Tumpeng adalah cara penyajian nasi beserta lauk-pauknya dalam bentuk kerucut.
Itulah sebabnya disebut “nasi tumpeng”. Olahan nasi yang dipakai, umumnya
berupa nasi kuning, meskipun kerap juga digunakan nasi putih biasa atau nasi
uduk. Cara penyajian nasi ini khas Jawa atau masyarakat Betawi keturunan Jawa,
dan biasanya dibuat pada saat kenduri atau perayaan suatu kejadian penting.
Meskipun demikian, masyarakat Indonesia mengenal kegiatan ini secara umum.

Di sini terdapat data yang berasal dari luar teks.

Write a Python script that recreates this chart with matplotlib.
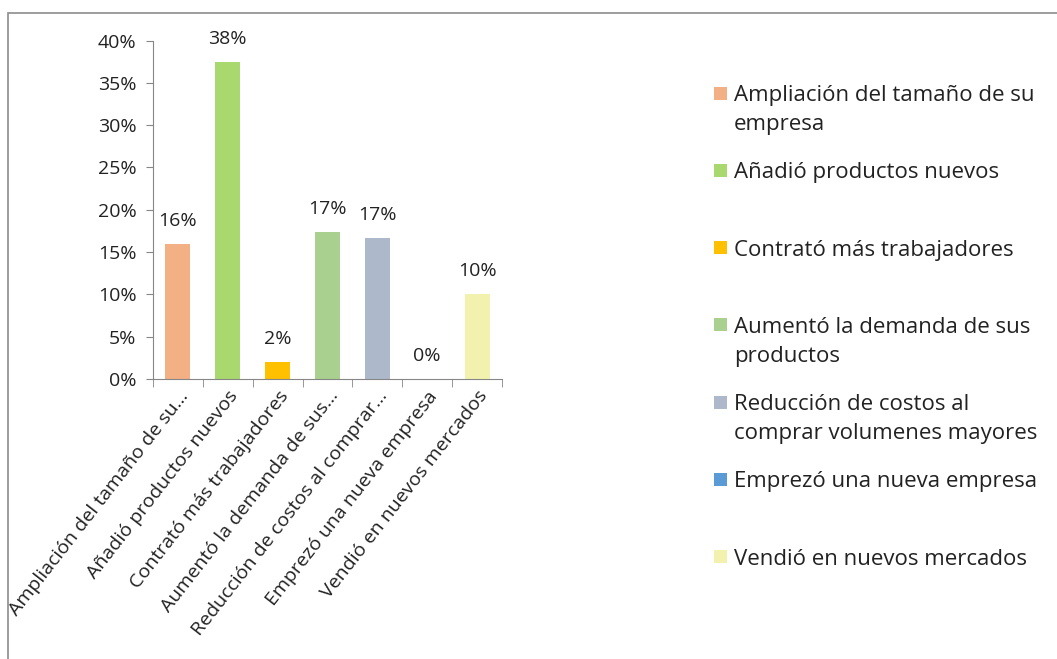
import numpy as np
import matplotlib.pyplot as plt
from matplotlib.patches import Rectangle
from matplotlib.ticker import FixedLocator, PercentFormatter

plt.rcParams['font.family'] = ['Open Sans', 'DejaVu Sans']

# datos de la encuesta
categorias = ['Ampliación del tamaño de su empresa',
              'Añadió productos nuevos',
              'Contrató más trabajadores',
              'Aumentó la demanda de sus productos',
              'Reducción de costos al comprar volumenes mayores',
              'Emprezó una nueva empresa',
              'Vendió en nuevos mercados']
etiquetas_eje = ['Ampliación del tamaño de su…',
                 'Añadió productos nuevos',
                 'Contrató más trabajadores',
                 'Aumentó la demanda de sus…',
                 'Reducción de costos al comprar…',
                 'Emprezó una nueva empresa',
                 'Vendió en nuevos mercados']
etiquetas_leyenda = ['Ampliación del tamaño de su\nempresa',
                     'Añadió productos nuevos',
                     'Contrató más trabajadores',
                     'Aumentó la demanda de sus\nproductos',
                     'Reducción de costos al\ncomprar volumenes mayores',
                     'Emprezó una nueva empresa',
                     'Vendió en nuevos mercados']
porcentajes = [16.0, 37.5, 2.0, 17.4, 16.7, 0.0, 10.0]
colores = ['#F2B084', '#A9D86E', '#FFC000', '#A9D08E', '#ADB9CA', '#5B9BD5', '#F2F2AE']

fs = 14
fs_ley = 16
fig = plt.figure(figsize=(10.57, 6.59), dpi=100)
W, H = 1057, 659

# marco exterior del grafico
fig.patches.append(Rectangle((8 / W, -0.1), 1.2, 1 - 12.5 / H + 0.1,
                             transform=fig.transFigure, fill=False,
                             edgecolor='#8C8C8C', linewidth=1.2))

ax = fig.add_axes([153 / W, (H - 379) / H, 349 / W, 338.5 / H])
x = np.arange(len(categorias))
ax.bar(x, porcentajes, width=0.5, color=colores)

for xi, v in zip(x, porcentajes):
    ax.annotate('{:.0f}%'.format(v), (xi, v), xytext=(0, 10), textcoords='offset points',
                ha='center', va='bottom', fontsize=fs, color='#222222')

ax.set_xlim(-0.5, len(categorias) - 0.5)
ax.set_ylim(0, 40)
ax.set_yticks(np.arange(0, 41, 5))
ax.yaxis.set_major_formatter(PercentFormatter(decimals=0))
ax.tick_params(axis='y', labelsize=fs, length=5, color='#868686', pad=7, labelcolor='#222222')

ax.set_xticks(x)
ax.set_xticklabels(etiquetas_eje, rotation=52, ha='right', rotation_mode='anchor',
                   fontsize=fs, color='#222222')
ax.tick_params(axis='x', which='major', length=0, pad=6)
ax.xaxis.set_minor_locator(FixedLocator(np.arange(-0.5, len(categorias), 1)))
ax.tick_params(axis='x', which='minor', length=6, color='#868686')

for s in ['top', 'right']:
    ax.spines[s].set_visible(False)
for s in ['left', 'bottom']:
    ax.spines[s].set_color('#868686')

# leyenda dibujada a mano
y0 = 93
paso = 77.3
for i, (lab, c) in enumerate(zip(etiquetas_leyenda, colores)):
    yc = y0 + i * paso
    fig.patches.append(Rectangle((714 / W, (H - yc - 6.5) / H), 13 / W, 13 / H,
                                 transform=fig.transFigure, facecolor=c, edgecolor='none'))
    fig.text(734 / W, (H - yc + 8) / H, lab, ha='left', va='top', fontsize=fs_ley,
             color='#222222', linespacing=1.5)

fig.savefig('out.png', dpi=100)
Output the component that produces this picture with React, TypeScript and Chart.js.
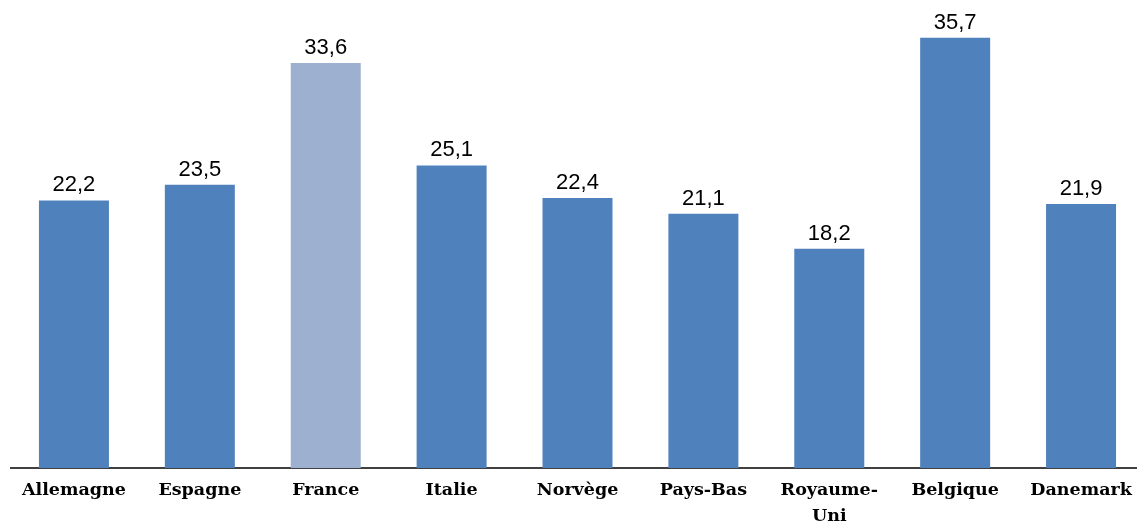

Tumpeng biasa disajikan di atas tampah (wadah tradisional) dan dialasi daun
pisang.
Acara yang melibatkan nasi tumpeng disebut secara awam sebagai
“tumpengan”. Di Yogyakarta misalnya, berkembang tradisi “tumpengan” pada malam
sebelum tanggal 17 Agustus, Hari Proklamasi Kemerdekaan Indonesia, untuk
mendoakan keselamatan negara. Ada tradisi tidak tertulis yang menganjurkan
bahwa pucuk dari kerucut tumpeng dihidangkan bagi orang yang profesinya
tertinggi dari orang-orang yang hadir. Ini dimaksudkan untuk menunjukkan rasa
hormat kepada orang tersebut.
Ada beberapa macam tumpeng ini, di antaranya sebagai berikut.
1. Tumpeng Robyong. Tumpeng ini biasa disajikan pada upacara siraman dalam
pernikahan adat Jawa. Tumpeng ini diletakkan di dalam bakul dengan berbagai
sayuran. Di bagian puncak tumpeng ini diletakkan telur ayam, terasi, bawang
merah dan cabai.
2. Tumpeng Nujuh Bulan. Tumpeng ini digunakan pada syukuran kehamilan tujuh
bulan, dan terbuat dari nasi putih. Selain satu kerucut besar di tengah,
tumpeng ini juga dikelilingi enam buah tumpeng kecil lainnya. Biasa disajikan
di atas tampah yang dialasi daun pisang.
3. Tumpeng Pungkur. Digunakan pada saat kematian seorang wanita atau pria yang
masih lajang. Dibuat dari nasi putih yang disajikan dengan lauk-pauk sayuran.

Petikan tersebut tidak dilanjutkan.